Why? Because it is nearly inevitable that in the next six years, some more effort will have to be put in to controlling the national debt, as it has now surpassed our GDP. If the economy continues to grow, the time will come to reduce deficits to ensure that they remain manageable. As sovereign debt becomes less and less trustworthy, the need to do so will be felt more acutely. How we do that is a key consideration. And lets face the math – it will come either through higher taxes, or lower spending.

There is almost no doubt that Montanans in general will benefit from using higher taxes rather than lower spending. Why? Because as this helpful chart informs us, Montana, between 1990 and 2009, received from the Feds (minus taxes paid) the equivalent of almost two years worth of our GDP. That is enormous, and unsurprising. Montana has a sparse population but large infrastructure needs, and as long as people and goods need to go from Minnesota to Washington (two states contributing more to the national budget than they take), it will be in their best interest to subsidize our infrastructure.

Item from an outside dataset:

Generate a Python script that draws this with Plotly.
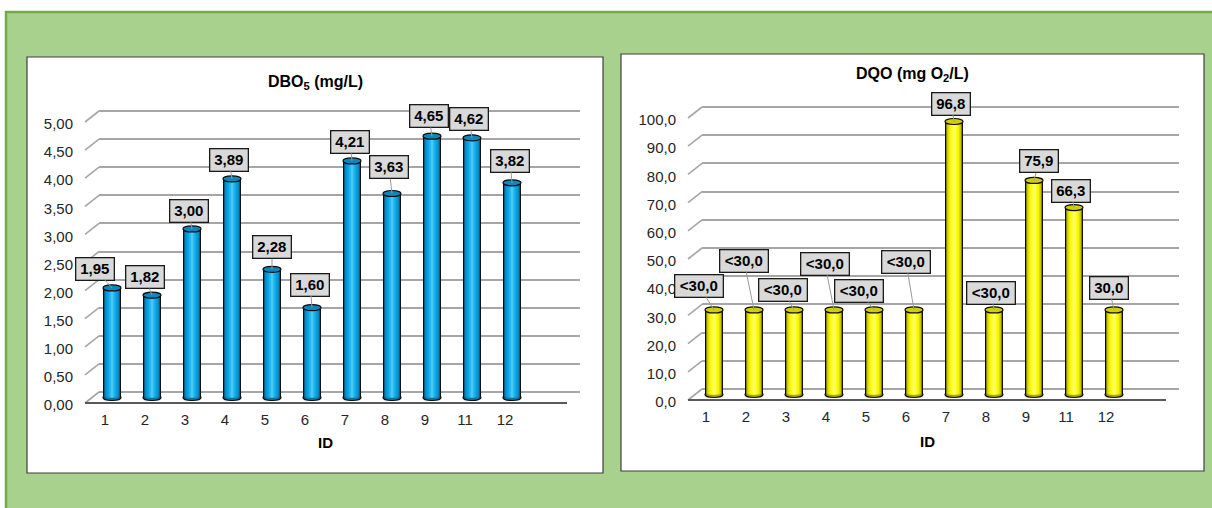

But what that means is that budget cuts will affect Montana disproportionately, while tax cuts will have a disproportionately small effect. Obviously, the depth of that difference would be determined by where the taxes were raised or spending cut, but on average the effect of spending cuts would be about 47% greater than the effect of a tax hikes.

And finally, should Montana just bite the bullet because ultimately spending must come down? No. The British were kind enough to try that out for us, cutting top-rate taxes and slashing spending. No need for us to repeat the mistake. (There’s also little reason to believe that progressive voters need to repeat the British electoral mistake – punish the moderate incumbents by moving left and giving an election to the right wing).

I’m loyal to Obama and Tester partly because the stimulus they pushed got me a job, menial but certainly better than nothing, and then helped me get another. The evidence from Europe suggests that this is not merely a personal loyalty; there is evidence that stimulus was much better policy than austerity. That anyone can argue that there is no reason to support the party that pushed that crucial difference is beyond me.